Véronique d'André Messager à Sceaux : le théâtre prime
Après une présentation succincte de l’œuvre par le metteur en scène Vincent Vittoz, le Quatuor Ernest et le pianiste Timothée Hudrisier, font leur entrée. L’entente entre les membres du quatuor à cordes est visible et appréciée : elle lance d’emblée l’ambiance joyeuse de l’après-midi et de la trame. Le son quant à lui est rond et généreux, malgré certaines stridences qui n’entament jamais durablement le timbre commun. L’écoute attentive entre le pianiste et le quatuor offre un jeu souple et expressif qui est particulièrement apprécié du public lors des fins d’actes entraînantes.
Clarisse Dalles, d’une grande implication scénique, semble toujours chercher un paroxysme dans le ressenti de son personnage. Sa Véronique est toutefois franche et téméraire. La voix est ronde, parfois émise un peu trop en force ce qui a pour effet de casser le legato (ligne de chant) et apporte une dureté au timbre. Le chant sait néanmoins être parfois nuancé.
Ronan Debois est un Florestan de belle allure, débonnaire à souhait, et fin dans la caractérisation. Le timbre est clair, mais l’émission est fragile pour ce rôle difficile (notamment dans les notes aiguës) et son baryton devient réfractaire. Makeda Monnet est une Agathe pleine de convoitise et de mutinerie, toutefois la diction est un peu hasardeuse y compris dans les parties chantées. Le timbre est brillant mais, là encore, la ligne de chant est trop hachée, ce qui empêche la voix de s’épanouir pleinement.
Lise Nougier est extrêmement drôle et son jeu d’une grande justesse déploie son plaisir à toutes ses interventions par ses mimiques et intonations offertes au personnage d’Ermerance. La voix joue avec les couleurs de ses registres – jamais au détriment de la technique – pour offrir des airs inspirés. Corentin Backes fait montre de sa verve comique dans les rôles de Loustot et de Séraphin. Le timbre est claironnant, parfois un peu trop nasal, la voix est bien projetée et brillante mais la ligne de chant reste peu soignée et la diction peu intelligible. Henri de Vasselot, enfin, vient compléter cette distribution avec un Coquenard fort humoristique. La voix est chaude, mais pour une basse, ses graves sont très peu sonores. Le chœur, composé par Eva Plouvier, Laure Poissonnier, Olivier Delaunay et Romain Micouleau, soigne ses interventions et apporte au spectacle une énergie communicative.

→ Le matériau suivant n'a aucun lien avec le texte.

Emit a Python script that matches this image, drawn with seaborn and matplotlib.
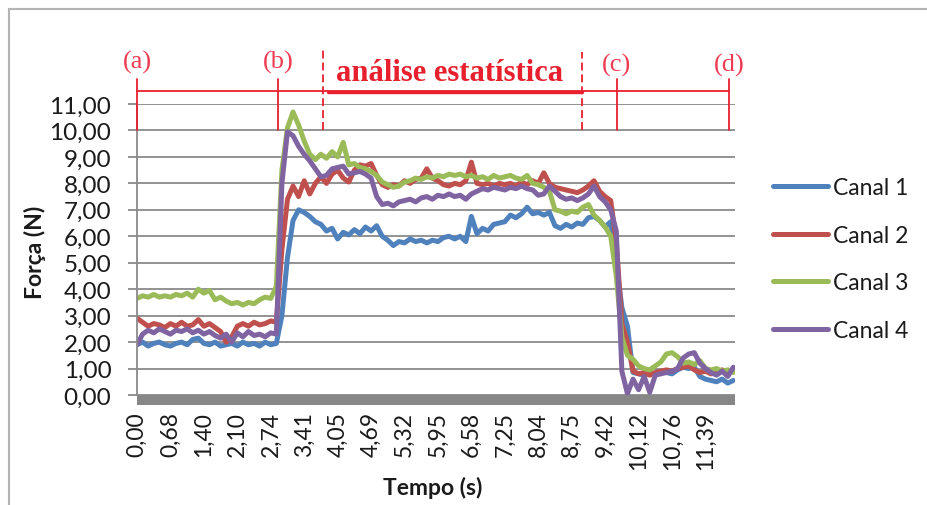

Reste la mise en espace de Vincent Vittoz, pétillante et inventive, qui ne tombe jamais dans la vulgarité ni l’ennui : le décor est rudimentaire mais savamment employé (chaises de jardin colorées qui posent tout de suite le décor du premier acte), les costumes sont signifiants (fleuris et souples, à l'image de la morale pour la majorité des personnages) ainsi que les objets (grand bouquet de fleurs passé de main en main, anticipant les marivaudages). L'ensemble profite aussi des trouvailles "modernes" (comme l'intrusion des téléphones portables dans les enjeux de l'intrigue, notamment lorsque Florestan dicte sa lettre de rupture à Véronique, à l'acte III) . L'ensemble des artistes fait de surcroît un très bon emploi de l'espace, particulier, de l'Orangerie, en passant de la scène à la salle avec agilité.